Indigenous fuel companies have expressed concern over the conditions set by the Zimbabwe Energy Regulatory Authority (ZERA) for registration, saying they were stringent and meant to drive them out of business.
The companies, through the Indigenous Petroleum Association of Zimbabwe (IPAZ), said the conditions favoured large oil companies.
Zera last week announced fees, other conditions and the commencement of the licensing processes for this year in which they set out the requirements needed. The authority set the requirements for service stations that will sell fuel in foreign currency.
The fees ranges between $1 530 and $2 million, while other conditions are that a procurement company shall own at least 25 sites and should provide evidence of such ownership and that they should provide a performance bond with a value of $30 million before licensing.
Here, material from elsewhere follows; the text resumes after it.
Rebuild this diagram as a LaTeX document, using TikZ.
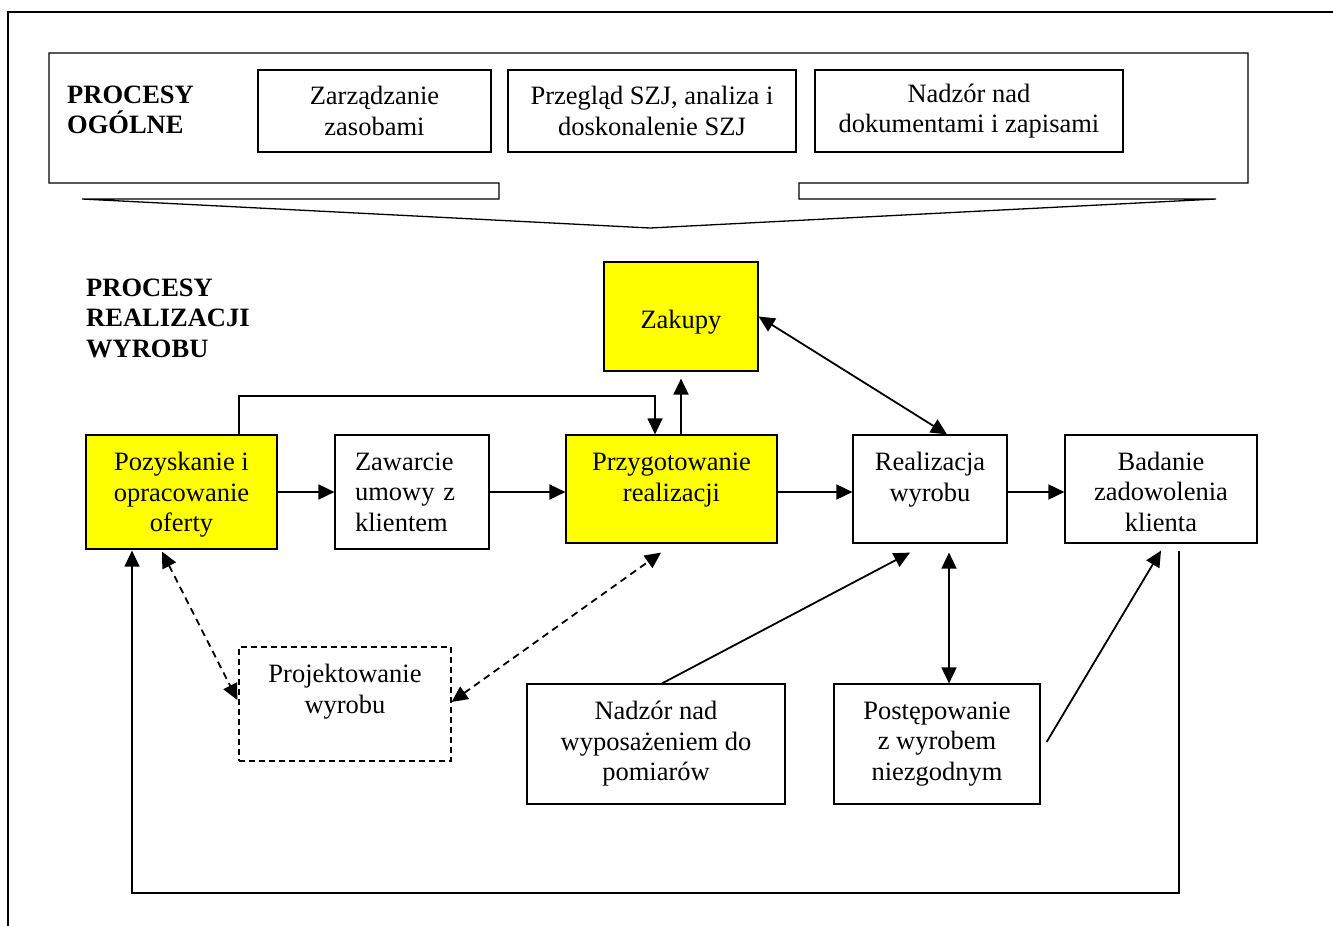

On operation of Direct Fuel Imports (DFI), Zera announced that the petroleum company must be an owner of 25 fuel retail licences, should not have two or more fuel retail sites designated as DFI retail sites and each site must be in a different province.
Other requirements are that they should not apply for designation of a fuel retail site in each province, clear demonstration of possession of free funds must be provided and that if more than two applications are received per province, the two that offer the highest multiple of the fee of US$1 000 per site shall be awarded.
IPAZ, which has since written to Government contend that the requirements are more favourable to major oil companies and will drive them out of business.
There are six major oil-importing entities including IPAZ, Zuva Petroleum, Puma Energy, Total Zimbabwe, Petrotrade and Engen Petroleum Zimbabwe.
IPAZ is the largest importer of fuel, providing 11,7 million litres of diesel and eight million litres of petrol annually.
“The requirements set out are such that each oil company should have 25 service stations, this is firstly in contradiction to the Petroleum Act whereby an oil company is authorised to conduct bulk sales, not retail, hence the licence is referred to as a Procurement and Wholesale Licence,” IPAZ said.
On the performance $30 million bond, the association said indigenous companies combined had a network of approximately 260 service stations countrywide, placing their market presence at 42 percent.
“However, the volume of allocation received by these companies out of the $120 million said to be released each month, amounts to 1,7 percent,” it said.
“This has decapitalised and crippled a number of our companies where we are barely breaking even.”
In December, Government came to the rescue of indigenous fuel companies by issuing Letters of Credit (LCs) as it sought to improve the fuel supply situation, early enough for the Christmas season.
This came after the Zimbabwe Energy Regulatory Authority (ZERA) had advised the association’s members to form a consortium to boost their capacity to raise LCs.
An LC is a letter from a bank guaranteeing that a buyer’s payment to a seller will be received on time and for the correct amount.
The failure to raise LCs by indigenous players was one of the challenges that has resulted in the worsening fuel situation in the country.